I've tried using the _source option, but it doesn't make the pages array available for multi_match queries.

Any help would be greatly appreciated! Thank you,


(Hacker 21) #2

Any ideas? Would appreciate


(swarmee.net) #3

Short answer yes (I am not sure why you would think that by excluding fields from the source it would impact your query). See example below - please paste into dev_tools in kibana and run.

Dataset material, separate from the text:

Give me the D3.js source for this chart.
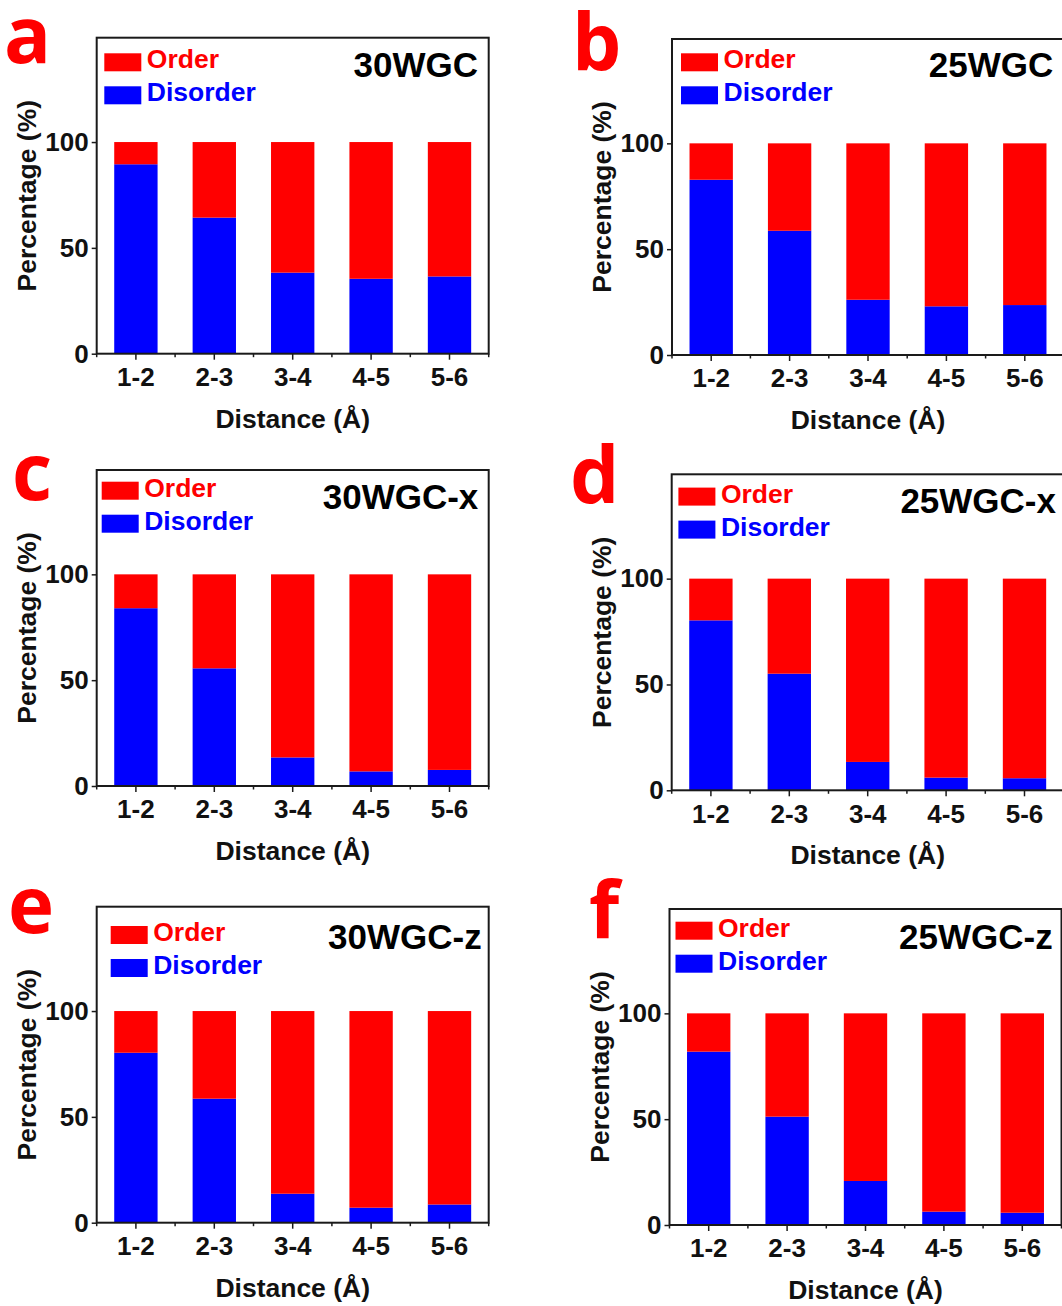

You can see that you can exclude source from the response using the request parameters or in the body.

POST /test/1/1
{
  "pages": [
"one two three four five",
"one two nine ten"
  ],
  "homepage_title": "test.html",
  "site_description": "Description",
  "postal_codes": {
"state": "CA"
  }
}



GET /test/_search?_source_excludes=pages
{
  "query": {
"bool": {
  "must": {
    "multi_match": {
      "query": "ten",
      "type": "most_fields",
      "fields": [
        "pages",
        "homepage_title",
        "site_description"
      ]
    }
  },
  "filter": {
    "bool": {
      "must": [
        {
          "match": {
            "postal_codes.state": "CA"
          }
        }
      ]
    }
  }
}
  },
  "highlight": {
"pre_tags": [
  "<\b>"
],
"post_tags": [
  "<\b>"
],
"fields": {
  "homepage_title": {
    "number_of_fragments": 0
  },
  "site_description": {
    "number_of_fragments": 0
  },
  "pages": {
    "number_of_fragments": 15,
    "fragment_size": 60
  }
}
  }
}


GET /test/_search
{
  "query": {
"bool": {
  "must": {
    "multi_match": {
      "query": "ten",
      "type": "most_fields",
      "fields": [
        "pages",
        "homepage_title",
        "site_description"
      ]
    }
  },
  "filter": {
    "bool": {
      "must": [
        {
          "match": {
            "postal_codes.state": "CA"
          }
        }
      ]
    }
  }
}
  },
  "_source": {
"excludes": [
  "pages"
]
  },
  "highlight": {
"pre_tags": [
  "<\b>"
],
"post_tags": [
  "<\b>"
],
"fields": {
  "homepage_title": {
    "number_of_fragments": 0
  },
  "site_description": {
    "number_of_fragments": 0
  },
  "pages": {
    "number_of_fragments": 15,
    "fragment_size": 60
  }
}
  }
}

(system) #4

This topic was automatically closed 28 days after the last reply. New replies are no longer allowed.